--- START OF PROVIDED MATERIAL ---

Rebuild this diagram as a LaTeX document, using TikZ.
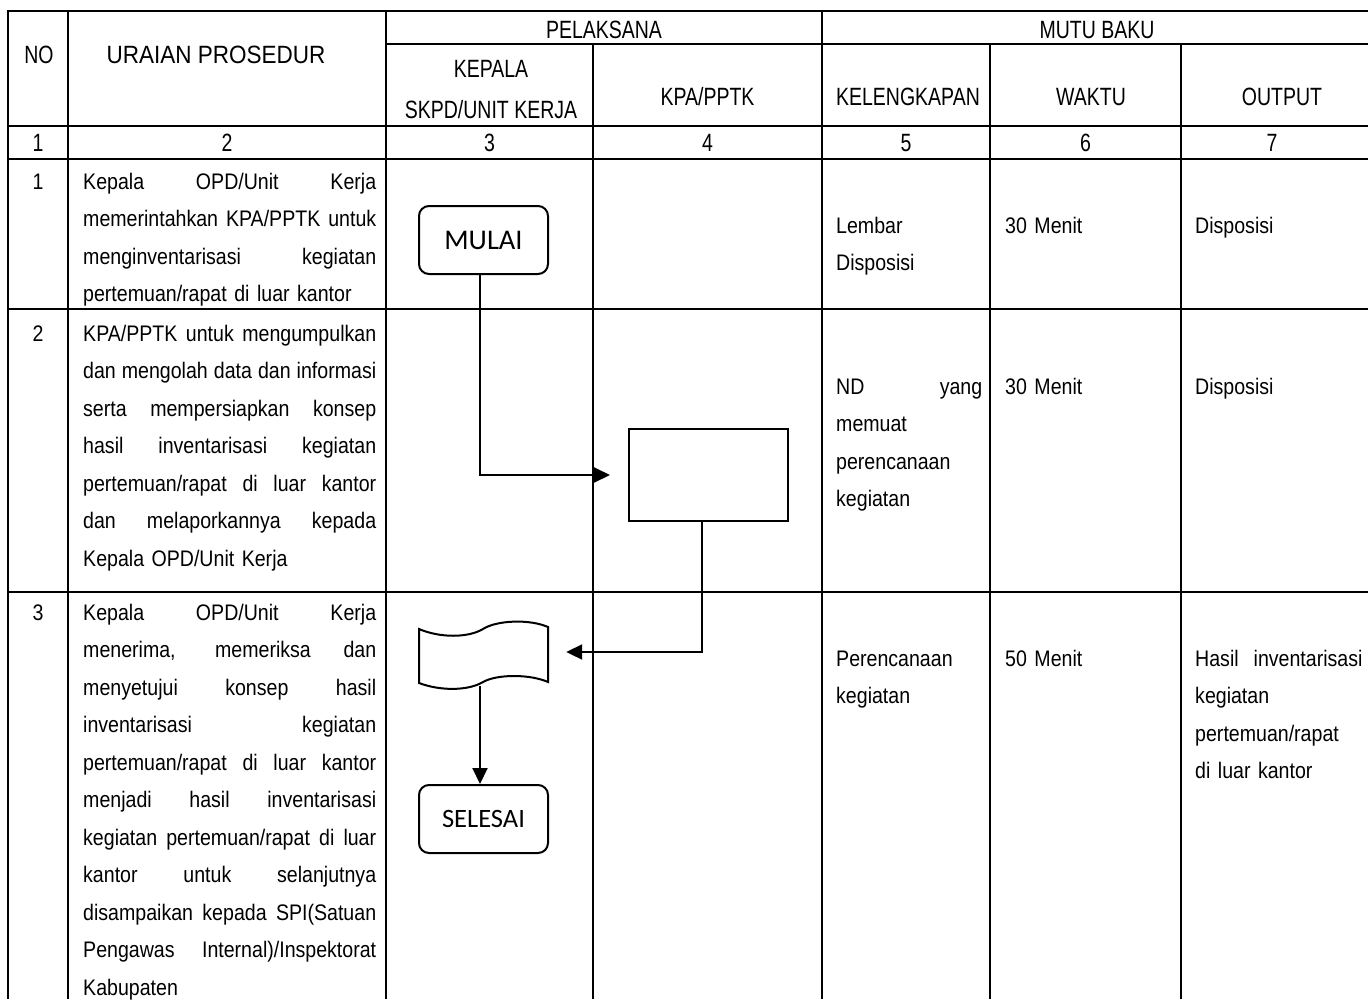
\documentclass[tikz,border=0pt]{standalone}
\usepackage{fontspec}
\setmainfont{Liberation Sans}[FakeStretch=0.87]
\newfontfamily\hfont{Liberation Sans}[FakeStretch=0.78]
\newfontfamily\wfont{Liberation Sans}[FakeStretch=0.9]
\newfontfamily\calib{Carlito}
\usetikzlibrary{arrows.meta,calc}
\newcommand\jl[2][293pt]{\makebox[#1][s]{\spaceskip=\fontdimen2\font plus 1fil\xspaceskip=\spaceskip\relax #2}}
\begin{document}
\begin{tikzpicture}[x=1pt,y=-1pt,
  grid/.style={line width=2.6pt},
  hdr/.style={font=\hfont\fontsize{25}{30}\selectfont, inner sep=0pt, anchor=base},
  whdr/.style={font=\wfont\fontsize{25}{30}\selectfont, inner sep=0pt, anchor=base},
  body/.style={font=\fontsize{22.5}{37.5}\selectfont, inner sep=0pt, anchor=base west, align=left},
  num/.style={font=\fontsize{22.5}{26}\selectfont, inner sep=0pt, anchor=base},
  term/.style={draw, line width=2pt, rounded corners=10pt, minimum width=129pt, minimum height=68pt, inner sep=0pt},
  proc/.style={draw, line width=2pt, minimum width=159pt, minimum height=92pt, inner sep=0pt},
  flow/.style={line width=2pt, -{Triangle[length=16pt,width=15pt]}},
  ]
\useasboundingbox (0,0) rectangle (1368,999);
% grid
\draw[grid] (1368,11) -- (8,11) -- (8,999);
\draw[grid] (68,11) -- (68,999);
\draw[grid] (386,11) -- (386,999);
\draw[grid] (822,11) -- (822,999);
\draw[grid] (593,44) -- (593,999);
\draw[grid] (990,44) -- (990,999);
\draw[grid] (1181,44) -- (1181,999);
\draw[grid] (386,44) -- (1368,44);
\draw[grid] (8,126) -- (1368,126);
\draw[grid] (8,159) -- (1368,159);
\draw[grid] (8,309) -- (1368,309);
\draw[grid] (8,592) -- (1368,592);
% headers
\node[hdr] (hno) at (39,63) {NO};
\node[whdr] (hur) at (216,63) {URAIAN PROSEDUR};
\node[hdr] (hpel) at (604,38) {PELAKSANA};
\node[hdr] (hmutu) at (1097,38) {MUTU BAKU};
\node[hdr] (hkep1) at (491,77) {KEPALA};
\node[hdr] (hkep2) at (491,118) {SKPD/UNIT KERJA};
\node[hdr] (hkpa) at (707.5,105) {KPA/PPTK};
\node[hdr] (hkel) at (908,105) {KELENGKAPAN};
\node[hdr] (hwak) at (1091,105) {WAKTU};
\node[hdr] (hout) at (1282,105) {OUTPUT};
\node[hdr] (n1) at (38,151) {1};
\node[hdr] (n2) at (227,151) {2};
\node[hdr] (n3) at (489.5,151) {3};
\node[hdr] (n4) at (707.5,151) {4};
\node[hdr] (n5) at (906,151) {5};
\node[hdr] (n6) at (1085.5,151) {6};
\node[hdr] (n7) at (1272,151) {7};
% row numbers
\node[num] (rn1) at (38,189) {1};
\node[num] (rn2) at (38,341) {2};
\node[num] (rn3) at (38,620) {3};
% procedure texts
\node[body, text width=293pt] (r1c2) at (83,189) {%
\jl{Kepala OPD/Unit Kerja}\\
\jl{memerintahkan KPA/PPTK untuk}\\
\jl{menginventarisasi kegiatan}\\
pertemuan/rapat di luar kantor};
\node[body, text width=293pt] (r2c2) at (83,341) {%
\jl{KPA/PPTK untuk mengumpulkan}\\
\jl{dan mengolah data dan informasi}\\
\jl{serta mempersiapkan konsep}\\
\jl{hasil inventarisasi kegiatan}\\
\jl{pertemuan/rapat di luar kantor}\\
\jl{dan melaporkannya kepada}\\
Kepala OPD/Unit Kerja};
\node[body, text width=293pt] (r3c2) at (83,620) {%
\jl{Kepala OPD/Unit Kerja}\\
\jl{menerima, memeriksa dan}\\
\jl{menyetujui konsep hasil}\\
\jl{inventarisasi kegiatan}\\
\jl{pertemuan/rapat di luar kantor}\\
\jl{menjadi hasil inventarisasi}\\
\jl{kegiatan pertemuan/rapat di luar}\\
\jl{kantor untuk selanjutnya}\\
\jl{disampaikan kepada SPI(Satuan}\\
\jl{Pengawas Internal)/Inspektorat}\\
Kabupaten};
% mutu baku texts
\node[body, text width=146pt] (r1c5) at (836,233) {Lembar\\Disposisi};
\node[body, text width=170pt] (r1c6) at (1005,233) {30 Menit};
\node[body, text width=170pt] (r1c7) at (1195,233) {Disposisi};
\node[body, text width=146pt] (r2c5) at (836,394) {\jl[146pt]{ND yang}\\memuat\\perencanaan\\kegiatan};
\node[body, text width=170pt] (r2c6) at (1005,394) {30 Menit};
\node[body, text width=170pt] (r2c7) at (1195,394) {Disposisi};
\node[body, text width=146pt] (r3c5) at (836,666) {Perencanaan\\kegiatan};
\node[body, text width=170pt] (r3c6) at (1005,666) {50 Menit};
\node[body, text width=170pt] (r3c7) at (1195,666) {Hasil\ \ inventarisasi\\kegiatan\\pertemuan/rapat\\di luar kantor};
% flowchart
\node[term, font=\calib\fontsize{28.5}{32}\selectfont] (mulai) at (483.5,240) {MULAI};
\node[proc] (kerja) at (708.5,475) {};
\draw[line width=2pt] (419,629) .. controls (440,638) and (468,638) .. (483,629)
  .. controls (497,620) and (530,619) .. (548,627) -- (548,682)
  .. controls (530,674) and (497,674) .. (483,682)
  .. controls (468,691) and (440,691) .. (419,683) -- cycle;
\node[minimum width=129pt, minimum height=55pt, inner sep=0pt] (doc) at (483.5,655.5) {};
\node[term, font=\calib\fontsize{26.5}{30}\selectfont] (selesai) at (483.5,819) {SELESAI};
\draw[flow, shorten >=18pt] ([xshift=-3.5pt]mulai.south) |- (kerja.west);
\draw[flow, shorten >=18pt] ([xshift=-6.5pt]kerja.south) |- ([yshift=3.5pt]doc.east);
\draw[flow] ([xshift=-3.5pt,yshift=-3pt]doc.south) -- ([xshift=-3.5pt]selesai.north);
\end{tikzpicture}
\end{document}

--- END OF PROVIDED MATERIAL ---

[SHORT TASK]:
The pictures should not be reproduced; quote all of the other material exactly.

[WRITTEN ANSWER]:
Rebuild this diagram as a LaTeX document, using TikZ.
\documentclass[tikz,border=0pt]{standalone}
\usepackage{fontspec}
\setmainfont{Liberation Sans}[FakeStretch=0.87]
\newfontfamily\hfont{Liberation Sans}[FakeStretch=0.78]
\newfontfamily\wfont{Liberation Sans}[FakeStretch=0.9]
\newfontfamily\calib{Carlito}
\usetikzlibrary{arrows.meta,calc}
\newcommand\jl[2][293pt]{\makebox[#1][s]{\spaceskip=\fontdimen2\font plus 1fil\xspaceskip=\spaceskip\relax #2}}
\begin{document}
\begin{tikzpicture}[x=1pt,y=-1pt,
  grid/.style={line width=2.6pt},
  hdr/.style={font=\hfont\fontsize{25}{30}\selectfont, inner sep=0pt, anchor=base},
  whdr/.style={font=\wfont\fontsize{25}{30}\selectfont, inner sep=0pt, anchor=base},
  body/.style={font=\fontsize{22.5}{37.5}\selectfont, inner sep=0pt, anchor=base west, align=left},
  num/.style={font=\fontsize{22.5}{26}\selectfont, inner sep=0pt, anchor=base},
  term/.style={draw, line width=2pt, rounded corners=10pt, minimum width=129pt, minimum height=68pt, inner sep=0pt},
  proc/.style={draw, line width=2pt, minimum width=159pt, minimum height=92pt, inner sep=0pt},
  flow/.style={line width=2pt, -{Triangle[length=16pt,width=15pt]}},
  ]
\useasboundingbox (0,0) rectangle (1368,999);
% grid
\draw[grid] (1368,11) -- (8,11) -- (8,999);
\draw[grid] (68,11) -- (68,999);
\draw[grid] (386,11) -- (386,999);
\draw[grid] (822,11) -- (822,999);
\draw[grid] (593,44) -- (593,999);
\draw[grid] (990,44) -- (990,999);
\draw[grid] (1181,44) -- (1181,999);
\draw[grid] (386,44) -- (1368,44);
\draw[grid] (8,126) -- (1368,126);
\draw[grid] (8,159) -- (1368,159);
\draw[grid] (8,309) -- (1368,309);
\draw[grid] (8,592) -- (1368,592);
% headers
\node[hdr] (hno) at (39,63) {NO};
\node[whdr] (hur) at (216,63) {URAIAN PROSEDUR};
\node[hdr] (hpel) at (604,38) {PELAKSANA};
\node[hdr] (hmutu) at (1097,38) {MUTU BAKU};
\node[hdr] (hkep1) at (491,77) {KEPALA};
\node[hdr] (hkep2) at (491,118) {SKPD/UNIT KERJA};
\node[hdr] (hkpa) at (707.5,105) {KPA/PPTK};
\node[hdr] (hkel) at (908,105) {KELENGKAPAN};
\node[hdr] (hwak) at (1091,105) {WAKTU};
\node[hdr] (hout) at (1282,105) {OUTPUT};
\node[hdr] (n1) at (38,151) {1};
\node[hdr] (n2) at (227,151) {2};
\node[hdr] (n3) at (489.5,151) {3};
\node[hdr] (n4) at (707.5,151) {4};
\node[hdr] (n5) at (906,151) {5};
\node[hdr] (n6) at (1085.5,151) {6};
\node[hdr] (n7) at (1272,151) {7};
% row numbers
\node[num] (rn1) at (38,189) {1};
\node[num] (rn2) at (38,341) {2};
\node[num] (rn3) at (38,620) {3};
% procedure texts
\node[body, text width=293pt] (r1c2) at (83,189) {%
\jl{Kepala OPD/Unit Kerja}\\
\jl{memerintahkan KPA/PPTK untuk}\\
\jl{menginventarisasi kegiatan}\\
pertemuan/rapat di luar kantor};
\node[body, text width=293pt] (r2c2) at (83,341) {%
\jl{KPA/PPTK untuk mengumpulkan}\\
\jl{dan mengolah data dan informasi}\\
\jl{serta mempersiapkan konsep}\\
\jl{hasil inventarisasi kegiatan}\\
\jl{pertemuan/rapat di luar kantor}\\
\jl{dan melaporkannya kepada}\\
Kepala OPD/Unit Kerja};
\node[body, text width=293pt] (r3c2) at (83,620) {%
\jl{Kepala OPD/Unit Kerja}\\
\jl{menerima, memeriksa dan}\\
\jl{menyetujui konsep hasil}\\
\jl{inventarisasi kegiatan}\\
\jl{pertemuan/rapat di luar kantor}\\
\jl{menjadi hasil inventarisasi}\\
\jl{kegiatan pertemuan/rapat di luar}\\
\jl{kantor untuk selanjutnya}\\
\jl{disampaikan kepada SPI(Satuan}\\
\jl{Pengawas Internal)/Inspektorat}\\
Kabupaten};
% mutu baku texts
\node[body, text width=146pt] (r1c5) at (836,233) {Lembar\\Disposisi};
\node[body, text width=170pt] (r1c6) at (1005,233) {30 Menit};
\node[body, text width=170pt] (r1c7) at (1195,233) {Disposisi};
\node[body, text width=146pt] (r2c5) at (836,394) {\jl[146pt]{ND yang}\\memuat\\perencanaan\\kegiatan};
\node[body, text width=170pt] (r2c6) at (1005,394) {30 Menit};
\node[body, text width=170pt] (r2c7) at (1195,394) {Disposisi};
\node[body, text width=146pt] (r3c5) at (836,666) {Perencanaan\\kegiatan};
\node[body, text width=170pt] (r3c6) at (1005,666) {50 Menit};
\node[body, text width=170pt] (r3c7) at (1195,666) {Hasil\ \ inventarisasi\\kegiatan\\pertemuan/rapat\\di luar kantor};
% flowchart
\node[term, font=\calib\fontsize{28.5}{32}\selectfont] (mulai) at (483.5,240) {MULAI};
\node[proc] (kerja) at (708.5,475) {};
\draw[line width=2pt] (419,629) .. controls (440,638) and (468,638) .. (483,629)
  .. controls (497,620) and (530,619) .. (548,627) -- (548,682)
  .. controls (530,674) and (497,674) .. (483,682)
  .. controls (468,691) and (440,691) .. (419,683) -- cycle;
\node[minimum width=129pt, minimum height=55pt, inner sep=0pt] (doc) at (483.5,655.5) {};
\node[term, font=\calib\fontsize{26.5}{30}\selectfont] (selesai) at (483.5,819) {SELESAI};
\draw[flow, shorten >=18pt] ([xshift=-3.5pt]mulai.south) |- (kerja.west);
\draw[flow, shorten >=18pt] ([xshift=-6.5pt]kerja.south) |- ([yshift=3.5pt]doc.east);
\draw[flow] ([xshift=-3.5pt,yshift=-3pt]doc.south) -- ([xshift=-3.5pt]selesai.north);
\end{tikzpicture}
\end{document}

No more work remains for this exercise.